Нам не вспомнить, зачем в ночах Появились они из детства, Отягчая плечей размах, Точно призрачное наследство. Потаённей соседства птиц, Засыпавших в кустах и кронах, Белизна изумлённых лиц Отражалась в очах влюблённых. И на платьях, жасминно-бел, Цвет неистовей пел в объятьях, Чем представить восторг умел, Захлебнувшийся в восприятьях. Смысл событий и суть вещей Открывались во мгле кромешной, Где поспешность была плащей Неизбежней любви прибрежной. Восставали за валом вал, Исступлённее мела в черни, — Там на воле давали бал, Домогались земли дочерней. В море гул оставался цел, На земле исцеленья ждали — И тогда я взглянуть посмел На открытую сцену дали. Там сверкала призывов тьма И мерцала надежд армада — И сводили меня с ума Светляки на подмостках сада.
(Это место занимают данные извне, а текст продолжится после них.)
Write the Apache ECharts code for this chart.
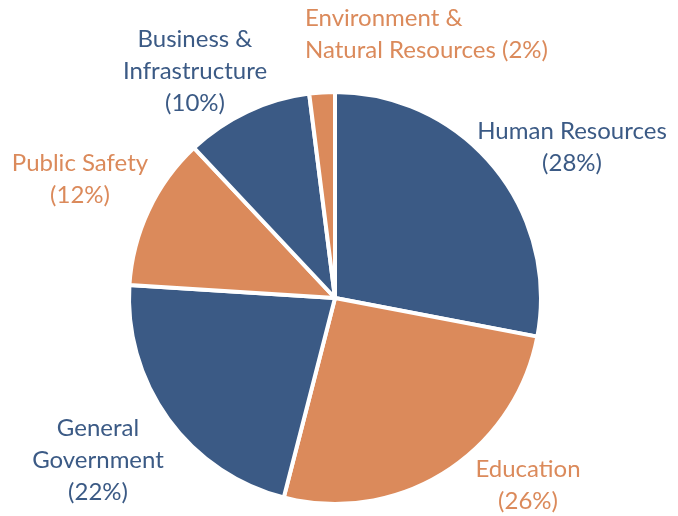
<!DOCTYPE html>
<html lang="en">
<head>
    <meta charset="UTF-8">
    <title>Spending by area</title>
    <script src="https://cdn.jsdelivr.net/npm/echarts@6/dist/echarts.min.js"></script>
    <style>
        html, body { margin: 0; padding: 0; background: #fff; }
        #main { width: 678px; height: 516px; }
    </style>
</head>
<body>
<div id="main"></div>
<script type="text/javascript">
    // data (percent of total)
    var categories = ['Human Resources', 'Education', 'General Government', 'Public Safety', 'Business & Infrastructure', 'Environment & Natural Resources'];
    var values = [28, 26, 22, 12, 10, 2];
    var labelTexts = ['Human Resources\n(28%)', 'Education\n(26%)', 'General\nGovernment\n(22%)', 'Public Safety\n(12%)', 'Business &\nInfrastructure\n(10%)', 'Environment &\nNatural Resources (2%)'];

    var blue = '#3b5a85';
    var orange = '#db8a5b';
    var colors = [blue, orange, blue, orange, blue, orange];

    // where each label block sits (x, y, align)
    var labelSpots = [
        [572, 147, 'center'],
        [528, 485, 'center'],
        [98, 460, 'center'],
        [80, 179, 'center'],
        [195, 71, 'center'],
        [305, 34, 'left']
    ];

    var myChart = echarts.init(document.getElementById('main'));

    var pieData = categories.map(function (c, i) {
        return {
            name: c,
            value: values[i],
            itemStyle: {color: colors[i]},
            label: {color: colors[i], formatter: labelTexts[i]}
        };
    });

    var option = {
        animation: false,
        series: [{
            type: 'pie',
            center: [335, 298],
            radius: 206,
            startAngle: 90,
            clockwise: true,
            itemStyle: {borderColor: '#fff', borderWidth: 4},
            label: {
                show: true,
                position: 'outside',
                fontFamily: 'Lato',
                fontSize: 24,
                lineHeight: 32,
                overflow: 'none'
            },
            labelLine: {show: false},
            labelLayout: function (params) {
                var s = labelSpots[params.dataIndex];
                return {x: s[0], y: s[1], align: s[2], verticalAlign: 'middle'};
            },
            emphasis: {disabled: true},
            data: pieData
        }]
    };

    myChart.setOption(option);
</script>
</body>
</html>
Их теперь не найти нигде — Заблудившись в иных канунах, Топят девы в ночной воде Ярый воск отражений лунных.

 

Вечерняя заря

Где ночь встаёт на стогнах ноября И есть ещё дыханье в мире этом, Горит она, вечерняя заря, Колеблемым дарованная светом. Нет возраста тебе, святая дрожь, Затронувшая сердце и ресницы, — Не часто ты рождаешься – и всё ж Так просто не уходишь со страницы. Коснулось наконец-то и тебя Вторженье жертвенного зова, Чтоб жил ещё, сгорая и любя, В стихии горестного слова. Заря вечерняя! – за что же мне тогда Во имя верности ты днесь уже открылась, Чтоб крылья не сложившая звезда Как птица в небе появилась? За что, тобою полон и ведом, Куда лишь Ангелы да праведники вхожи, Иду негаданно в тумане золотом, Биенье тайны растревожа? И чашу полную без робости беру, Скорбей и радостей вмещающую диво, — Един Господь – а с Ним я не умру, Заря вечерняя, ровесница порыва.